9.19.2010

sunday

I'm home for the weekend - yay!

do you ever get into a mode where you are seriously uncomfortable - headache, tired, starving, thirsty, etc. - but you don't do anything about it, even though you're miserable? that happens to me all the time, especially when I get a headache - it just seems counter-intuitive to take an advil. I don't know why.

I think sometimes it's because the physical discomfort seems to be a manifestation of your thoughts or your mood and there's a strange satisfaction that you are feeling both emotionally and physically at the same time, like your body is in on it too. and who am I to thwart such synchronization?

it's weird. it's like I don't want to feel better. there's a vindication in feeling it all to the fullest. this almost always hurts me more than anything else - like vindication always does - like when I ate all the rest of the pumpkin bars, waaaayyy more than I could/should actually eat, out of spite for the roommates who ate most of them when they weren't supposed to ...

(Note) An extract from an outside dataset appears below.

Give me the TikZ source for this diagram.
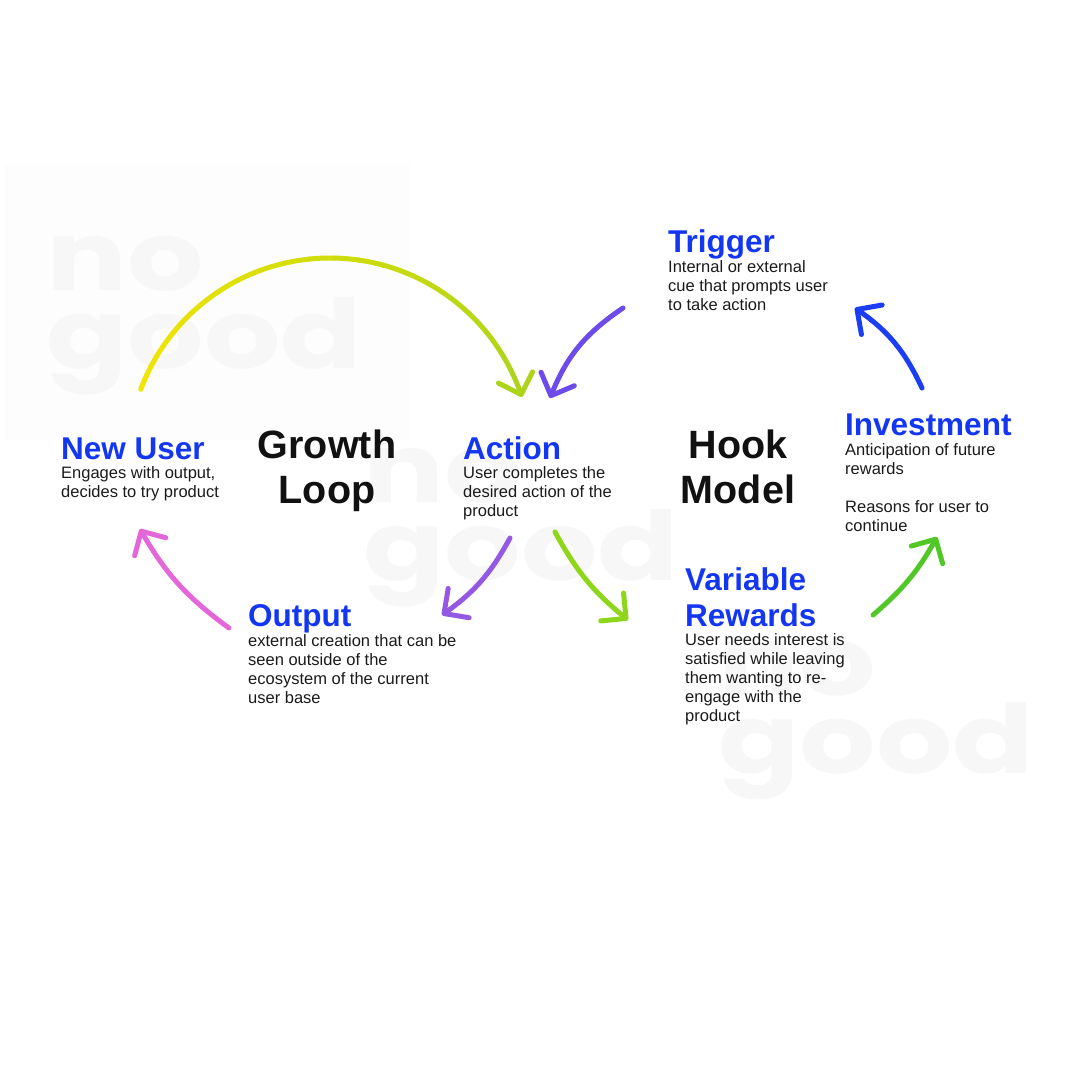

sometimes I can be so juvenile. at least I'm not running a country or anything, like some of the juveniles we've got in this world. (this is not a stab at obama. this is a stab at all of them. international relations is like a themed birthday party for 5 year olds. "but I wanted the corner piece that had the blue flower on it and the YELLOW candle!!" "how come he gets more ice cream than me?" until it comes to outright hitting and stringing people up to be the pinata. this metaphor is rather ... extended.)

okay I'm done.

church was kind of bipolar today. my home ward is a freaking baby-making machine and sacrament meeting was so loud from the childrens that I almost couldn't hear the speakers. it was the sound of 20 fruit snack packages being opened at once, a host of fussy babies and cheerfully blabbering toddlers, and on up the ranks.

then sunday school was excellent - exactly what it should be and what it so often isn't. the teacher was there to bring the spirit and let the spirit teach the class members, and he did. it was amazing and edifying.

then everything kind of went back to hectic/crazy. I had to literally wade through hosts of small children in order to get out of the building.

I am literally broke and I hate being poor. it's not even about buying things - I don't need to buy things - it's about not being able to when I have to - it's about having a constant stress that maybe things aren't going to be okay.

also, I'm hungry and I miss my boyfriend. that most of all.